#### WORK TO BE COMPLETED:
From the line with "Emit a web page" to the line with "const dayStep = 2;", both included, repeat each line exactly and leave out the pictures.

-*-

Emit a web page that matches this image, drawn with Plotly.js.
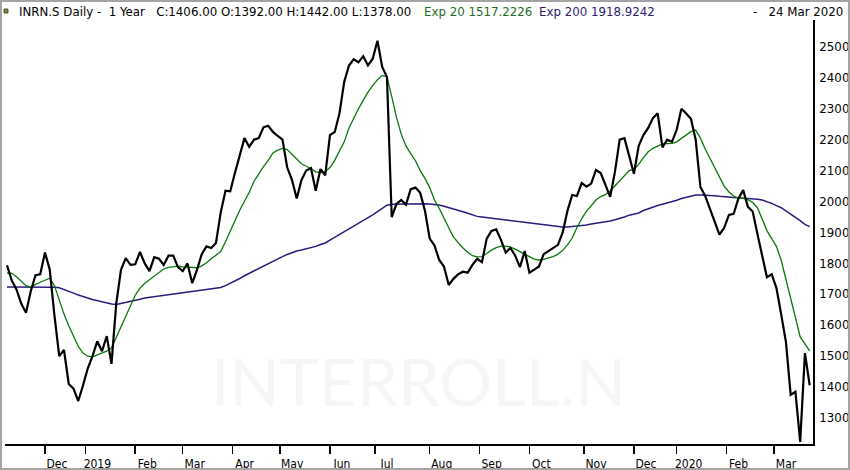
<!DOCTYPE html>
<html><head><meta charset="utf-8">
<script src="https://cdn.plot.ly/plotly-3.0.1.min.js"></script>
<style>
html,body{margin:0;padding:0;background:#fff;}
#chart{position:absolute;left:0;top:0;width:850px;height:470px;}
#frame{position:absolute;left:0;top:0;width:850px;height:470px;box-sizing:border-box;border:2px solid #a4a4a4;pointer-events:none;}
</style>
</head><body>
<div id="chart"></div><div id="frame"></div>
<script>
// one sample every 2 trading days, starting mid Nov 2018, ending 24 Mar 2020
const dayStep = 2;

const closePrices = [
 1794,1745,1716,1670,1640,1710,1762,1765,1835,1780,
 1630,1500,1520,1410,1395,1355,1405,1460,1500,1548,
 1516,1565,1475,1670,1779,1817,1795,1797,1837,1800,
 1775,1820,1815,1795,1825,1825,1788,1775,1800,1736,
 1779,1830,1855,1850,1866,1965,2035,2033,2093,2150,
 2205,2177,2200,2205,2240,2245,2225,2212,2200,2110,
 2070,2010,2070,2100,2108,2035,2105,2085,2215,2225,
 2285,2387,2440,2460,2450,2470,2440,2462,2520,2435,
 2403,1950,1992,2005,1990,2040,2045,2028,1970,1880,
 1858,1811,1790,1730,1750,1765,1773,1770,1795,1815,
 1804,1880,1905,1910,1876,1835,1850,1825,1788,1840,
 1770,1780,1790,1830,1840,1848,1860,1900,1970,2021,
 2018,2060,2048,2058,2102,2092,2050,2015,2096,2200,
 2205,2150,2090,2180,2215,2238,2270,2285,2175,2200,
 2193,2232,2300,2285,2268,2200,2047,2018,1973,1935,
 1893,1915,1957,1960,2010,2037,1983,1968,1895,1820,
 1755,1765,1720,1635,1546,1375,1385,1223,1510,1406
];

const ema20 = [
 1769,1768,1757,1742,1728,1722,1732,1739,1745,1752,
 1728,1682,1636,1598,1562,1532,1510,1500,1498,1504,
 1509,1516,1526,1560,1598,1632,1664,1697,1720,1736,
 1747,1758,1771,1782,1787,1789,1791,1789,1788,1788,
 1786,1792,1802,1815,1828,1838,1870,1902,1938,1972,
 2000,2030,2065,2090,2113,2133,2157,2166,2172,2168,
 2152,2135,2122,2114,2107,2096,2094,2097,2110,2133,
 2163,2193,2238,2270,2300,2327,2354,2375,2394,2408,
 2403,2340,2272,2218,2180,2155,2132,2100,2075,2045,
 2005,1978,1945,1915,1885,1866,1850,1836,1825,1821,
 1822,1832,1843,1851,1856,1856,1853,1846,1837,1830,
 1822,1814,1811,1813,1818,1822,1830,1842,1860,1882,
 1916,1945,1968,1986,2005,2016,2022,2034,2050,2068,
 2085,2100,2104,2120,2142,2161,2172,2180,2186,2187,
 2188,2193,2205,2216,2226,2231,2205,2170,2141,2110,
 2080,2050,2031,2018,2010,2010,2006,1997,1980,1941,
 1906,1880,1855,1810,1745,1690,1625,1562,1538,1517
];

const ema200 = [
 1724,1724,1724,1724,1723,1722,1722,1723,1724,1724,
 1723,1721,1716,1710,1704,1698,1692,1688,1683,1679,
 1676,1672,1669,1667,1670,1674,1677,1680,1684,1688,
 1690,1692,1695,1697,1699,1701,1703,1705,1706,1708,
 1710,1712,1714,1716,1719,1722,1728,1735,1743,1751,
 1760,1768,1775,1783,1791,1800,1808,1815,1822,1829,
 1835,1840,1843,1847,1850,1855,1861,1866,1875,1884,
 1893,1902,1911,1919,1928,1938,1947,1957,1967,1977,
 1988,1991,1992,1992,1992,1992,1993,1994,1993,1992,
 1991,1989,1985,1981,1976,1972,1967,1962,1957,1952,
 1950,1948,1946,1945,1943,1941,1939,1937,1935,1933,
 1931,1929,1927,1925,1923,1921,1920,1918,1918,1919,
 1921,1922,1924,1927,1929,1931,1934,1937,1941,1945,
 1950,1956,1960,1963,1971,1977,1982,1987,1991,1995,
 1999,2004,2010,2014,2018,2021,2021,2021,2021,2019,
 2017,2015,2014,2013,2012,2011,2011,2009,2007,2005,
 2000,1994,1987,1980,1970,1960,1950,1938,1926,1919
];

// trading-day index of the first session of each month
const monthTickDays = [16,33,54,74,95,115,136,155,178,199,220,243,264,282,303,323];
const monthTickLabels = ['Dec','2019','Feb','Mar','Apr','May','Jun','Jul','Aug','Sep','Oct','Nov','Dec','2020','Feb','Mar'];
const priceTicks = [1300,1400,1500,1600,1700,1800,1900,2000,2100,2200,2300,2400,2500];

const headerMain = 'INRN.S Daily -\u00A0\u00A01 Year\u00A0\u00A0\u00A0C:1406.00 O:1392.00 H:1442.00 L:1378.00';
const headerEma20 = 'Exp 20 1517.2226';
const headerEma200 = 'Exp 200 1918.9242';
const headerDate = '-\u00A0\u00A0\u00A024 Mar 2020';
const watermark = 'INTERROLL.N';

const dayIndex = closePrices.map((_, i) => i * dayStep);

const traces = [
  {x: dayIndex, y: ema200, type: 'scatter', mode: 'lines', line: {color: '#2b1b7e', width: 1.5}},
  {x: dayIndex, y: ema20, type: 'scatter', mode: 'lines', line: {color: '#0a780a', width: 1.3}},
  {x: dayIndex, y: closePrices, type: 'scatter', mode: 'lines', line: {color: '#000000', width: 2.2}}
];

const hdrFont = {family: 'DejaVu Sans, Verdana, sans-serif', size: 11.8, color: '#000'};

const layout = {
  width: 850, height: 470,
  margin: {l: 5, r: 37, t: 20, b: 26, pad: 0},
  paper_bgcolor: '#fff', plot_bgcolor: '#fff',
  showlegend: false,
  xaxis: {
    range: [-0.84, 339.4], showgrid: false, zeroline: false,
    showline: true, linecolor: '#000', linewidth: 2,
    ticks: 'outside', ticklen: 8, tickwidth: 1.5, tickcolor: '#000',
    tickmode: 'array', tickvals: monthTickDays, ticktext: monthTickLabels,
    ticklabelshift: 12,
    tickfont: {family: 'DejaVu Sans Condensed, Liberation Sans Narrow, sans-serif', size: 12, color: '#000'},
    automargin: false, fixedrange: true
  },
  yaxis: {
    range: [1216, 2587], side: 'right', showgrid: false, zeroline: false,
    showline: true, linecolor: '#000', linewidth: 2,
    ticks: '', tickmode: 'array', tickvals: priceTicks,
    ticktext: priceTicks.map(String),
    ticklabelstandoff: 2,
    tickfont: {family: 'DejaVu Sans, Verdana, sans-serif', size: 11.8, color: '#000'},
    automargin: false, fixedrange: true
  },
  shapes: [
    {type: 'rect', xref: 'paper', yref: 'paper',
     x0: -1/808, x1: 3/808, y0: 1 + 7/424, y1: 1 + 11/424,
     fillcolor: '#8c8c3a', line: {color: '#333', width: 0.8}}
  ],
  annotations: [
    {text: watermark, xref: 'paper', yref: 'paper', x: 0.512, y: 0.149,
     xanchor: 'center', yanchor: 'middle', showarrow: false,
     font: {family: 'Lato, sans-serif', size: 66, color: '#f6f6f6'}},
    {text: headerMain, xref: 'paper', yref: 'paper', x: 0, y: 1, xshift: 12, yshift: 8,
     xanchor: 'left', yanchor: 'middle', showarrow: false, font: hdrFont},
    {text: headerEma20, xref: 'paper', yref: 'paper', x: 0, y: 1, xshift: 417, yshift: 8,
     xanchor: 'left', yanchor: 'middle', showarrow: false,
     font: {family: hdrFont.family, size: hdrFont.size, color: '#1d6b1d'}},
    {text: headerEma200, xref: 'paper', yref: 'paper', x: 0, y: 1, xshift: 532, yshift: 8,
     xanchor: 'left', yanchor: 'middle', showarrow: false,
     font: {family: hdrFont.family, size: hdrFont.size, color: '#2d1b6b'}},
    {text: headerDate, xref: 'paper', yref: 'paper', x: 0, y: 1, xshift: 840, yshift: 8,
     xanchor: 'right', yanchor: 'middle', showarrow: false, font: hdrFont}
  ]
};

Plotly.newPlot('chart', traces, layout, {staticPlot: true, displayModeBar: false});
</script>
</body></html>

-*-

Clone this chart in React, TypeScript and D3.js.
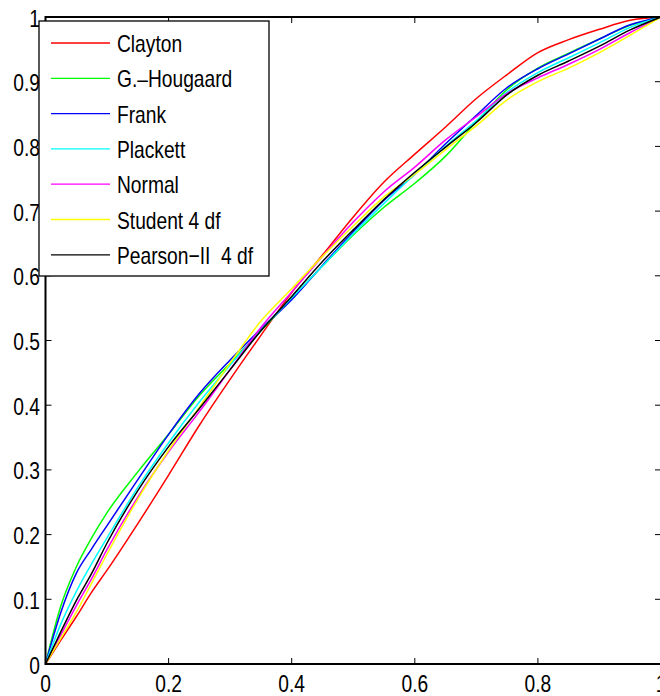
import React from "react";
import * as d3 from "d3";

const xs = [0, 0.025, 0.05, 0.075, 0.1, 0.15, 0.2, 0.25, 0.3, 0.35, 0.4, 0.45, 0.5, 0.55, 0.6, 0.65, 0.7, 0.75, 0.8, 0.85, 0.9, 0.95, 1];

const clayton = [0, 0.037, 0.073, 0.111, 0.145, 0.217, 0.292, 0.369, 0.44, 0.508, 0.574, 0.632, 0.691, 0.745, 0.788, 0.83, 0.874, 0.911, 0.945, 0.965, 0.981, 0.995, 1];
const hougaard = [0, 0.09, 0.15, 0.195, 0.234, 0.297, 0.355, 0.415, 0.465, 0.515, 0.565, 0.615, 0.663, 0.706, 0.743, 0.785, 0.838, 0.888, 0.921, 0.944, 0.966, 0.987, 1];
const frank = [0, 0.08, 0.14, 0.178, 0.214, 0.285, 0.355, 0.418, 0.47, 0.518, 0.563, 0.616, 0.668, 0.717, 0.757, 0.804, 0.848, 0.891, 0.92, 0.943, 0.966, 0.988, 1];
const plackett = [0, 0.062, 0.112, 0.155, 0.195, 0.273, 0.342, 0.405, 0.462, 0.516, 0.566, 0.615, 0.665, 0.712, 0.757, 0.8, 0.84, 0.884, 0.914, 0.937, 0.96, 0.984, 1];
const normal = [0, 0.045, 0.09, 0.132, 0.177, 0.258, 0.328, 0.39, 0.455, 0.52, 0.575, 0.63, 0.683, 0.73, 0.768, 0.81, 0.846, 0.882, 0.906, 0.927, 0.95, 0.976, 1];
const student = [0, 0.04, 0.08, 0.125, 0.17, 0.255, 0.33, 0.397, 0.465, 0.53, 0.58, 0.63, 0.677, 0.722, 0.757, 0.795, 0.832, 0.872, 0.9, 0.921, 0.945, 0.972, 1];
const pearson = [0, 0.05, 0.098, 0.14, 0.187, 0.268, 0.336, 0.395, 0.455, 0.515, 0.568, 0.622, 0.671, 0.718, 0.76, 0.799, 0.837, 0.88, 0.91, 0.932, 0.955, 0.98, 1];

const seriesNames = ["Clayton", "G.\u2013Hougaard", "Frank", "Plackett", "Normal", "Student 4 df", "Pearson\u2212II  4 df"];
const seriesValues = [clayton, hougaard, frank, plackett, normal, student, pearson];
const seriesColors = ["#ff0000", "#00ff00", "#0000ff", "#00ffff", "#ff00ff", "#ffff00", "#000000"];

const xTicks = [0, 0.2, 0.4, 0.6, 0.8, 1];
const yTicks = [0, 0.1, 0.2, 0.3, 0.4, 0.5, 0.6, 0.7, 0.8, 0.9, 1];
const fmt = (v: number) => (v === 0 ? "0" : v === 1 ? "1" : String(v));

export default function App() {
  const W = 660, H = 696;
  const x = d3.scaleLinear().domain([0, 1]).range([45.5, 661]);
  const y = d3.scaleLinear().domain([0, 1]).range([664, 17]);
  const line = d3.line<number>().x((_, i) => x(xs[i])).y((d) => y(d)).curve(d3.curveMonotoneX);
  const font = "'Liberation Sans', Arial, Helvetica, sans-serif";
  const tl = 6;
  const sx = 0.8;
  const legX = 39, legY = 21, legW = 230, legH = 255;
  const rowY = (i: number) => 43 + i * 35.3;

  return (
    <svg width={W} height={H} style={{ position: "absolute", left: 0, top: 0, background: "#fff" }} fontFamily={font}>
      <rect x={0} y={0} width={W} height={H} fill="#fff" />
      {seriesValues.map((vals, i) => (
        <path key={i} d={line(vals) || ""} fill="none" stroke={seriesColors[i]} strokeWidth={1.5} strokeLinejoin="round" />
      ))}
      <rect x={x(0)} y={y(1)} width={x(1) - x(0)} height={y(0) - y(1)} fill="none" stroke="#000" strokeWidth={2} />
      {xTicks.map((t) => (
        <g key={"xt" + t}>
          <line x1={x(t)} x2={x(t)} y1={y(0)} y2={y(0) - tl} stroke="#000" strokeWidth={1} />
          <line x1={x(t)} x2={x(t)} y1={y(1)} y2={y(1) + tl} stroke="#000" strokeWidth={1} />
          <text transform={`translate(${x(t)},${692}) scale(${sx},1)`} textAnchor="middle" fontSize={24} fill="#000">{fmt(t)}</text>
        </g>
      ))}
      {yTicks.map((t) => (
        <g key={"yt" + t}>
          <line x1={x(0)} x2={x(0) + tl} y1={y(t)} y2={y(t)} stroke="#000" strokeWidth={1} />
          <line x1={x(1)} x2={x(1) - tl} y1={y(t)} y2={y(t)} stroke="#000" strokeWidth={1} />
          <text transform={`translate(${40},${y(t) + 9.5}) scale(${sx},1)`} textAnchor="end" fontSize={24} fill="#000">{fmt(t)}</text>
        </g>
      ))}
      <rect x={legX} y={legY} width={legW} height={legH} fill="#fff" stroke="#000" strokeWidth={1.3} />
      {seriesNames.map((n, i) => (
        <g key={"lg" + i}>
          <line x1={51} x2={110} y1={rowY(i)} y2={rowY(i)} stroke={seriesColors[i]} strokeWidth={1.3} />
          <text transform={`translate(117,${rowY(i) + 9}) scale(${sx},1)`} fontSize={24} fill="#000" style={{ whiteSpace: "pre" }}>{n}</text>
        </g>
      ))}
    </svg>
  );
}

-*-

#### OUTPUT OF THE TASK:
Emit a web page that matches this image, drawn with Plotly.js.
<!DOCTYPE html>
<html><head><meta charset="utf-8">
<script src="https://cdn.plot.ly/plotly-3.0.1.min.js"></script>
<style>
html,body{margin:0;padding:0;background:#fff;}
#chart{position:absolute;left:0;top:0;width:850px;height:470px;}
#frame{position:absolute;left:0;top:0;width:850px;height:470px;box-sizing:border-box;border:2px solid #a4a4a4;pointer-events:none;}
</style>
</head><body>
<div id="chart"></div><div id="frame"></div>
<script>
// one sample every 2 trading days, starting mid Nov 2018, ending 24 Mar 2020
const dayStep = 2;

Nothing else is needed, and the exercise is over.